*What is expected*
Below are several records. Retype exactly those lines running from the one with "Rebuild this chart" through the one with "7760, 7820, 7880, 7940, 8000, 8060, 8120, 8180]", end lines included, and no others.

Charts and diagrams as code:
━━━━

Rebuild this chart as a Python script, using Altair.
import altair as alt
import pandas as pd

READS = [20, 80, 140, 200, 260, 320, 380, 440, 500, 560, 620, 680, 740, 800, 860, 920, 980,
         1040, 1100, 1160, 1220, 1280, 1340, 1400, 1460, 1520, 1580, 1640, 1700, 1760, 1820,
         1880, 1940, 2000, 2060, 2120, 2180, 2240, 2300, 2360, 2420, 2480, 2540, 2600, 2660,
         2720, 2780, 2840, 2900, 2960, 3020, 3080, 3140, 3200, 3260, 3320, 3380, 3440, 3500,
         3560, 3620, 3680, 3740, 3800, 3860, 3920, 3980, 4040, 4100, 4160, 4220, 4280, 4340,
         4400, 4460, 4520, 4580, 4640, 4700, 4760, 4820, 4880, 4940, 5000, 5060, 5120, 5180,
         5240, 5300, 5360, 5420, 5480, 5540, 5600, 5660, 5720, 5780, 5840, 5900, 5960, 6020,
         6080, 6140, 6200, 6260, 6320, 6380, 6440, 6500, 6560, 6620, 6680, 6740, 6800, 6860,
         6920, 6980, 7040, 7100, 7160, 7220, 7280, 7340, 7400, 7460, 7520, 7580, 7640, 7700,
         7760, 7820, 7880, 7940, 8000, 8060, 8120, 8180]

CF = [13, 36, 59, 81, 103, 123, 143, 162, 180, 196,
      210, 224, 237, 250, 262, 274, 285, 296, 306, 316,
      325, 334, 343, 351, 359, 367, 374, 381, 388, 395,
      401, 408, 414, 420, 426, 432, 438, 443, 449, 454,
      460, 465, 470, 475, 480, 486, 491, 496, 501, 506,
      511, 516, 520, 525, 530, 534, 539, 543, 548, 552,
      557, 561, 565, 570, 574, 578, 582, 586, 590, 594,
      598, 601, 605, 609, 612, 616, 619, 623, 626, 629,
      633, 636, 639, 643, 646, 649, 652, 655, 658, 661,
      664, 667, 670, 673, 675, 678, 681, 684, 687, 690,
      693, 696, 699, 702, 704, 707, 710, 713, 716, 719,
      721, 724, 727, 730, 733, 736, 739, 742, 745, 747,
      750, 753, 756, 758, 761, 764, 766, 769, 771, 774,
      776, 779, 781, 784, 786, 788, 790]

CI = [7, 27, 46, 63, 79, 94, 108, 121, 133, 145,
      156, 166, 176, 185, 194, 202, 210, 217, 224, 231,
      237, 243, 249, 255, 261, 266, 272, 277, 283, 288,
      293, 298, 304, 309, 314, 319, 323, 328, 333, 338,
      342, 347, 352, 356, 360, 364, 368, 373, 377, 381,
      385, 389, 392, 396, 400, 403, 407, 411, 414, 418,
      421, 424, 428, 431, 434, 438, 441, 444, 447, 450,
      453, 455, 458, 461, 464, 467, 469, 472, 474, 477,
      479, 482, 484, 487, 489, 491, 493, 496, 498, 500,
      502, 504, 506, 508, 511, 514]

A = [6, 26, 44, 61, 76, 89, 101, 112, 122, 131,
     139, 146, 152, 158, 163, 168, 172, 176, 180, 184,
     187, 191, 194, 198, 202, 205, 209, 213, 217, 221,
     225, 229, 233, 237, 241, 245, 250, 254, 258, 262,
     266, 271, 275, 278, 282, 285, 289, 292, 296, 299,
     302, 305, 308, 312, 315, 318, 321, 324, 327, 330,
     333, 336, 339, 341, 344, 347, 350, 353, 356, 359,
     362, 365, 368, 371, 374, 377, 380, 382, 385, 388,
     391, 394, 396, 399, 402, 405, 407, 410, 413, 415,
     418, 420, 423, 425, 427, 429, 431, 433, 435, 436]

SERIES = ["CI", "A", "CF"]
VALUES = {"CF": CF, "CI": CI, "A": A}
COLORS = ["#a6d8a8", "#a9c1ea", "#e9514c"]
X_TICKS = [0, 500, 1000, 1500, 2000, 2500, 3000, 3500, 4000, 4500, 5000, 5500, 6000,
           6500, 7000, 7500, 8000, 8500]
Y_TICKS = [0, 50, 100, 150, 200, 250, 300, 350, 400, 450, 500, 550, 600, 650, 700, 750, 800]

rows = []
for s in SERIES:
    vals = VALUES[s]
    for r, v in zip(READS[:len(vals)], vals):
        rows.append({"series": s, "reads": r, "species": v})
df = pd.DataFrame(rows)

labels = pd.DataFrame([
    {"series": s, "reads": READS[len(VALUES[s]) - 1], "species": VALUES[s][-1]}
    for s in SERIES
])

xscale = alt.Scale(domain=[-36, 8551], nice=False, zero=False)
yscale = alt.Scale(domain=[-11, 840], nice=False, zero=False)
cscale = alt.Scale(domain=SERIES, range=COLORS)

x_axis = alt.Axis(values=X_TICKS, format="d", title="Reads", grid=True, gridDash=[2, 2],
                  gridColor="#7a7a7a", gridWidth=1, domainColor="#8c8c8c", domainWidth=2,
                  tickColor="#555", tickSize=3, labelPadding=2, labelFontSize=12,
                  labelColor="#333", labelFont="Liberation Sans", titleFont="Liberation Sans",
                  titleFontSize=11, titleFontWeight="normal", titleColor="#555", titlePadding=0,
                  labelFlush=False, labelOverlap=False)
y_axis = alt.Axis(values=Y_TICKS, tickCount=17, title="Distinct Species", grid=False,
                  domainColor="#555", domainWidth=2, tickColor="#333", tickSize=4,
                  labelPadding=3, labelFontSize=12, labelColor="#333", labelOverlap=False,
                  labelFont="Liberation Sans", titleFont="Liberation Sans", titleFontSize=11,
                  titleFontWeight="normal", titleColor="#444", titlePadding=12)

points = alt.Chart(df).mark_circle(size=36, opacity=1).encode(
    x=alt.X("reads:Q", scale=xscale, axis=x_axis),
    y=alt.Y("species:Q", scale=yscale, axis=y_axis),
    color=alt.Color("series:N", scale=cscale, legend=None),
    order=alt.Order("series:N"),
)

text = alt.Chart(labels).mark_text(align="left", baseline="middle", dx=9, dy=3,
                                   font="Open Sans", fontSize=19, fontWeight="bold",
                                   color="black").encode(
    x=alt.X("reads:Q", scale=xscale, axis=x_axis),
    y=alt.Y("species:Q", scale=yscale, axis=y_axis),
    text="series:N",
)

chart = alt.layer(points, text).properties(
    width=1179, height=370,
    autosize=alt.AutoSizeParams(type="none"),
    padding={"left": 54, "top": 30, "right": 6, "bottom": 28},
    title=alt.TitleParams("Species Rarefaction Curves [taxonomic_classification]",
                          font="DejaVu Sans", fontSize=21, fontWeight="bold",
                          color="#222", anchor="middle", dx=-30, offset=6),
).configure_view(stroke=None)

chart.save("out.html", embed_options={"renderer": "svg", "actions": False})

━━━━

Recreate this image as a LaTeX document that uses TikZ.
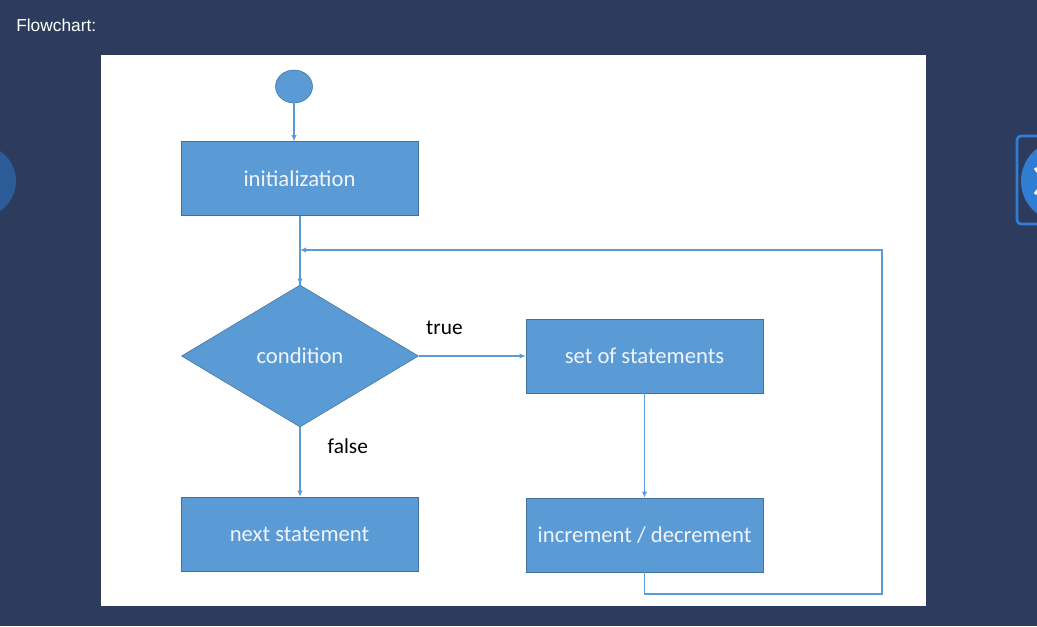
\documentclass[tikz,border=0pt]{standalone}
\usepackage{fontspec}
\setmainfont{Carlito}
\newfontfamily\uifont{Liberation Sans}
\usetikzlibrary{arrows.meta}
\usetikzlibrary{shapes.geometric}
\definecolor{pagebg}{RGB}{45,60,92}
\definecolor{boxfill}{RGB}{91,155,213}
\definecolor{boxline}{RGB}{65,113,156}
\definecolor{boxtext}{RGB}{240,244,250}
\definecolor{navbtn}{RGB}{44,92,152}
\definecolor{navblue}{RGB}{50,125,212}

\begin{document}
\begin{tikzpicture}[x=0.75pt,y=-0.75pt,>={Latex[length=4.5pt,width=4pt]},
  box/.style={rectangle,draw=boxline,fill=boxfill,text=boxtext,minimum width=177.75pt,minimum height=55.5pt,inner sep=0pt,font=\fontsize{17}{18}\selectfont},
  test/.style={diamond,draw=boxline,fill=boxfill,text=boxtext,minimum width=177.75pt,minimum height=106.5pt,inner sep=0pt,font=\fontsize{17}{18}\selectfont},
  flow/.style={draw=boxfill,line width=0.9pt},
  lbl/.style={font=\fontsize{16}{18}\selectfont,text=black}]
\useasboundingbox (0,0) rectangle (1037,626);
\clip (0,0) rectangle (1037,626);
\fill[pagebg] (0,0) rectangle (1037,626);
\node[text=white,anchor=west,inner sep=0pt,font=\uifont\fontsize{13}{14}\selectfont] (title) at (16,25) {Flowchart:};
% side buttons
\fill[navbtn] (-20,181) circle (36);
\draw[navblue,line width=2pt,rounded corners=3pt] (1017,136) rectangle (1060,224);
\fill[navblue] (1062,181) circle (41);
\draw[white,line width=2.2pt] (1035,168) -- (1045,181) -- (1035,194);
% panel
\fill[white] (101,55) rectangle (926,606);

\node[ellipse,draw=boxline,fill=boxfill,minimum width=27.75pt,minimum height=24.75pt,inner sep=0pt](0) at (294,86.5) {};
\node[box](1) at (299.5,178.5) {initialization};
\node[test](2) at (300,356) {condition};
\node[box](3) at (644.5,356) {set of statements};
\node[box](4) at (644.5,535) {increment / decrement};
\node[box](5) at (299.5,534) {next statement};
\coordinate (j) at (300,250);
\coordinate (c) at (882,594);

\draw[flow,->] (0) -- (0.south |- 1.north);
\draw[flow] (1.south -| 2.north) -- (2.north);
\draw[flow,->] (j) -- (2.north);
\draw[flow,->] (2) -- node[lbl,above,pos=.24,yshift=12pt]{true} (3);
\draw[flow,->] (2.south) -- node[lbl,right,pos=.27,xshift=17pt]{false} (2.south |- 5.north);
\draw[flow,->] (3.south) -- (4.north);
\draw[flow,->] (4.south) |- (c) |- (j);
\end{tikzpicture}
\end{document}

━━━━

*Output for this exercise*
Rebuild this chart as a Python script, using Altair.
import altair as alt
import pandas as pd

READS = [20, 80, 140, 200, 260, 320, 380, 440, 500, 560, 620, 680, 740, 800, 860, 920, 980,
         1040, 1100, 1160, 1220, 1280, 1340, 1400, 1460, 1520, 1580, 1640, 1700, 1760, 1820,
         1880, 1940, 2000, 2060, 2120, 2180, 2240, 2300, 2360, 2420, 2480, 2540, 2600, 2660,
         2720, 2780, 2840, 2900, 2960, 3020, 3080, 3140, 3200, 3260, 3320, 3380, 3440, 3500,
         3560, 3620, 3680, 3740, 3800, 3860, 3920, 3980, 4040, 4100, 4160, 4220, 4280, 4340,
         4400, 4460, 4520, 4580, 4640, 4700, 4760, 4820, 4880, 4940, 5000, 5060, 5120, 5180,
         5240, 5300, 5360, 5420, 5480, 5540, 5600, 5660, 5720, 5780, 5840, 5900, 5960, 6020,
         6080, 6140, 6200, 6260, 6320, 6380, 6440, 6500, 6560, 6620, 6680, 6740, 6800, 6860,
         6920, 6980, 7040, 7100, 7160, 7220, 7280, 7340, 7400, 7460, 7520, 7580, 7640, 7700,
         7760, 7820, 7880, 7940, 8000, 8060, 8120, 8180]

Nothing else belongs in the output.